Absence of old-age security and emergence of nuclear families have increased the importance of having adequate post-retirement corpus. However, the size of your post-retirement corpus will depend on how well you manage your finances today. Here are top five retirement planning mistakes that that can hamper your post-retirement dreams:
Underestimating post-retirement corpus:
Most people tend to under-estimate their post-retirement expenses while preparing their retirement plan. They also fail to factor inflation rate, which decreases the value of money and increases the cost of goods and services in future. An under-assessment of your post-retirement expenses would make you contribute less to your post-retirement corpus. This in turn may lead you to financial crisis in your post-retirement life and force you to work during that period to meet your daily expenses. Hence, take the help of online retirement calculator to find out the monthly investment required for building adequate post-retirement corpus after taking into account conservative inflation rate and rate of returns from your post-retirement investments.
Not starting early:
We tend to ignore challenges that we may not face in near future. As a result, we start saving for retirement only after reaching 50. Starting early allows you to make the most from the power of compounding. As you start early, compounding will make money for you from the gains or interest earned on your original investment. As you remain invested for a longer period, the base of your investment will grow bigger to create a larger post-retirement corpus. For example, if you start investing for your retirement corpus at the age of 25, a monthly SIP of Rs 1,555 generating an average return of 12% will grow to Rs 1 crore in 35 years. However, if you start investing at the age of 50 years, you will need to invest Rs 43,471 per month to build the same corpus by the time you reach 60.
Ignoring medical insurance:
High rate of inflation that we are witnessing in healthcare services is expected to grow even faster in future. The advances in medical sciences coupled with longer life expectancy will also lead to increased medical cost in future. Hence, when you will reach your post-retirement life, multiple age-related ailments can dent your pocket. This may force you to redeem your post-retirement corpus faster or avail loans at higher interest rate. The only way to avoid such situation is to buy health insurance policies to cover your medical and hospitalization costs. Buy such policies as early as possible as you will have to serve waiting periods before qualifying for certain surgeries, treatments, pre-existing illness coverage, etc. Buying early will also earn you loyalty or no-claim bonus in the form of increased sum assured.
Avoiding equities:
Many make the mistake of being too conservative with their retirement portfolio and hence, keep equities away altogether, and confine their retirement investments to fixed income instruments like bank FDs, KVP, NSC, endowment policies etc.

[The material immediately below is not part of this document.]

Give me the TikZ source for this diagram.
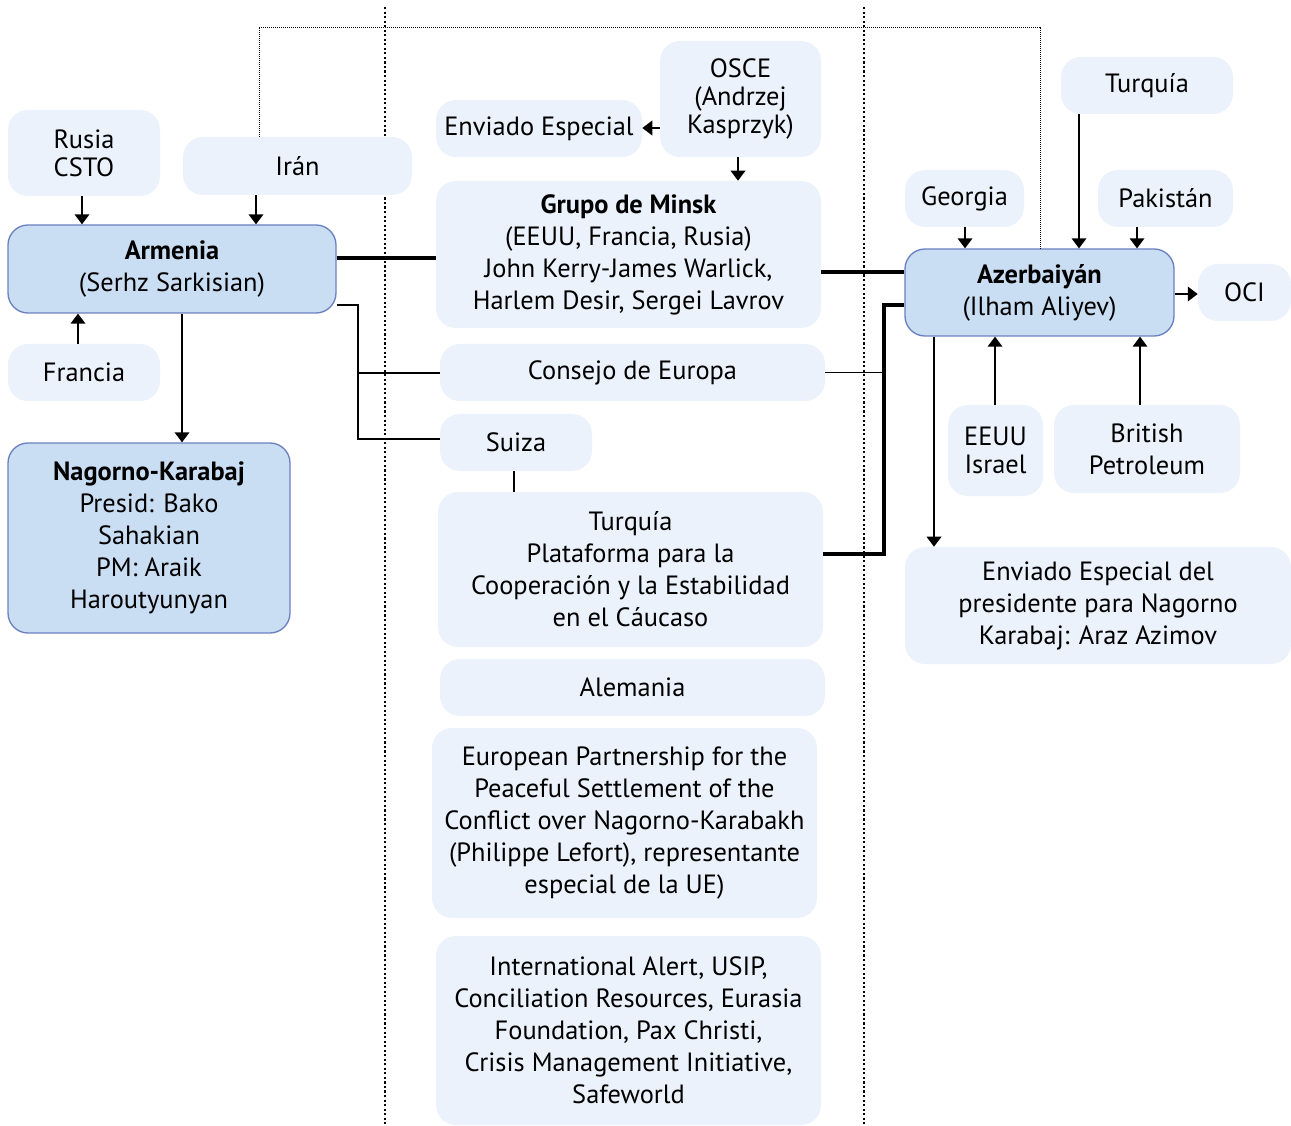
\documentclass[tikz,border=0pt]{standalone}
\usepackage{fontspec}
\setmainfont{PT Sans}
\usetikzlibrary{arrows.meta}
\definecolor{lightfill}{HTML}{EBF2FB}
\definecolor{darkfill}{HTML}{C9DDF3}
\definecolor{darkline}{HTML}{6C80C0}
\tikzset{
  px/.style 2 args={minimum width=#1*0.75pt, minimum height=#2*0.75pt},
  lbox/.style={fill=lightfill, draw=none, rounded corners=15pt, inner sep=0pt, align=center,
    font=\fontsize{19.8}{24}\selectfont},
  dbox/.style={lbox, fill=darkfill, draw=darkline, line width=1pt},
  tight/.style={font=\fontsize{19.8}{21}\selectfont},
  conn/.style={line width=1.1pt},
  thick conn/.style={line width=2.3pt},
  arr/.style={conn, -{Triangle[width=11pt,length=7.5pt]}},
  sepline/.style={line width=1.8pt, dash pattern=on 1.6pt off 1.8pt},
  frameline/.style={line width=0.7pt, dash pattern=on 0.7pt off 0.8pt},
}
\begin{document}
\begin{tikzpicture}[x=0.75pt, y=-0.75pt]
\useasboundingbox (0,0) rectangle (1291,1126);

% dotted column separators
\draw[sepline] (385,7) -- (385,1126);
\draw[sepline] (864,7) -- (864,1126);

% left column
\node[lbox, tight, px={152}{86}] (rusia) at (84,153) {Rusia\\CSTO};
\node[lbox, px={229}{58}] (iran) at (297.5,166) {Irán};
\node[dbox, px={328}{88}] (armenia) at (172,269) {\textbf{Armenia}\\(Serhz Sarkisian)};
\node[lbox, px={152}{57}] (francia) at (84,372.5) {Francia};
\node[dbox, px={282}{190}] (nk) at (149,538) {\textbf{Nagorno-Karabaj}\\Presid: Bako\\Sahakian\\PM: Araik\\Haroutyunyan};

% middle column
\node[lbox, px={206}{57}] (envesp) at (539,128.5) {Enviado Especial};
\node[lbox, tight, px={161}{116}] (osce) at (740.5,99) {OSCE\\(Andrzej\\Kasprzyk)};
\node[lbox, px={385}{147}] (minsk) at (628.5,254.5) {\textbf{Grupo de Minsk}\\(EEUU, Francia, Rusia)\\John Kerry-James Warlick,\\Harlem Desir, Sergei Lavrov};
\node[lbox, px={385}{57}] (consejo) at (632.5,372.5) {Consejo de Europa};
\node[lbox, px={152}{57}] (suiza) at (516,442.5) {Suiza};
\node[lbox, px={385}{155}] (tp) at (630.5,569.5) {Turquía\\Plataforma para la\\Cooperación y la Estabilidad\\en el Cáucaso};
\node[lbox, px={385}{57}] (alemania) at (632.5,687.5) {Alemania};
\node[lbox, px={385}{190}] (epart) at (624.5,823) {European Partnership for the\\Peaceful Settlement of the\\Conflict over Nagorno-Karabakh\\(Philippe Lefort), representante\\especial de la UE)};
\node[lbox, px={385}{189}] (ialert) at (628.5,1030.5) {International Alert, USIP,\\Conciliation Resources, Eurasia\\Foundation, Pax Christi,\\Crisis Management Initiative,\\Safeworld};

% right column
\node[lbox, px={172}{57}] (turqr) at (1147,85.5) {Turquía};
\node[lbox, px={119}{57}] (georgia) at (964.5,198.5) {Georgia};
\node[lbox, px={135}{57}] (pak) at (1165.5,198.5) {Pakistán};
\node[dbox, px={269}{87}] (azer) at (1039.5,292.5) {\textbf{Azerbaiyán}\\(Ilham Aliyev)};
\node[lbox, px={93}{57}] (oci) at (1244.5,292.5) {OCI};
\node[lbox, tight, px={95}{91}] (eeuu) at (995.5,450.5) {EEUU\\Israel};
\node[lbox, px={186}{88}] (bp) at (1147,449) {British\\Petroleum};
\node[lbox, px={386}{117}] (envpres) at (1098,605.5) {Enviado Especial del\\presidente para Nagorno\\Karabaj: Araz Azimov};

% thin dotted frame from Irán to Azerbaiyán
\coordinate (f1) at (259,27);
\coordinate (f2) at (1040,27);
\draw[frameline] (iran.north -| 259,0) -- (f1) -- (f2) -- (azer.north -| 1040,0);

% Armenia connectors
\draw[arr] (rusia.south -| 82,0) -- (armenia.north -| 82,0);
\draw[arr] (iran.south -| 256,0) -- (armenia.north -| 256,0);
\draw[arr] (francia.north -| 78,0) -- (armenia.south -| 78,0);
\draw[arr] (armenia.south -| 182,0) -- (nk.north -| 182,0);
\draw[thick conn] (armenia.east |- 0,258) -- (minsk.west |- 0,258);
\coordinate (ja) at (358,305);
\coordinate (jb) at (358,439);
\coordinate (jc) at (358,373);
\draw[conn] (armenia.east |- ja) -- (ja) -- (jb) -- (suiza.west |- jb);
\draw[conn] (jc) -- (consejo.west |- jc);

% middle connectors
\draw[conn] (suiza.south -| 514,0) -- (tp.north -| 514,0);
\draw[arr] (osce.west |- 0,128) -- (envesp.east |- 0,128);
\draw[arr] (osce.south -| 738,0) -- (minsk.north -| 738,0);

% Azerbaiyán connectors
\draw[thick conn] (minsk.east |- 0,272) -- (azer.west |- 0,272);
\coordinate (ka) at (884,305);
\coordinate (kb) at (884,554);
\draw[thick conn] (azer.west |- ka) -- (ka) -- (kb) -- (tp.east |- kb);
\draw[conn] (consejo.east) -- (ka |- consejo.east);
\draw[arr] (georgia.south -| 965,0) -- (azer.north -| 965,0);
\draw[arr] (turqr.south -| 1079,0) -- (azer.north -| 1079,0);
\draw[arr] (pak.south -| 1137,0) -- (azer.north -| 1137,0);
\draw[arr] (azer.east |- 0,294) -- (oci.west |- 0,294);
\draw[arr] (eeuu.north -| 995,0) -- (azer.south -| 995,0);
\draw[arr] (bp.north -| 1140,0) -- (azer.south -| 1140,0);
\draw[arr] (azer.south -| 934,0) -- (envpres.north -| 934,0);
\end{tikzpicture}
\end{document}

But, their rate of returns hardly beat the inflation rates. Given that planning for retirement is a long term financial goal spanning over decades, equity is the most suitable asset class for it as it beats other asset classes over the long term by a wide margin. Invest in equity mutual funds to create your retirement corpus and as you near your retirement age, steadily shift your retirement corpus from equity funds to low risk debt funds through Systematic Transfer Plan (STP).
Not reviewing the performance of your post-retirement portfolio
Mutual fund schemes with glorious past returns can become hopeless laggards for a long time. This makes it important to review the constituents of your post-retirement portfolio at regular intervals. List down the returns registered by your mutual funds over the last 8-12 quarters and compare them with their benchmark indices and peer funds. Redeem your mutual fund(s) if they underperformed their peer funds and benchmark indices consistently for more than 3-4 quarters.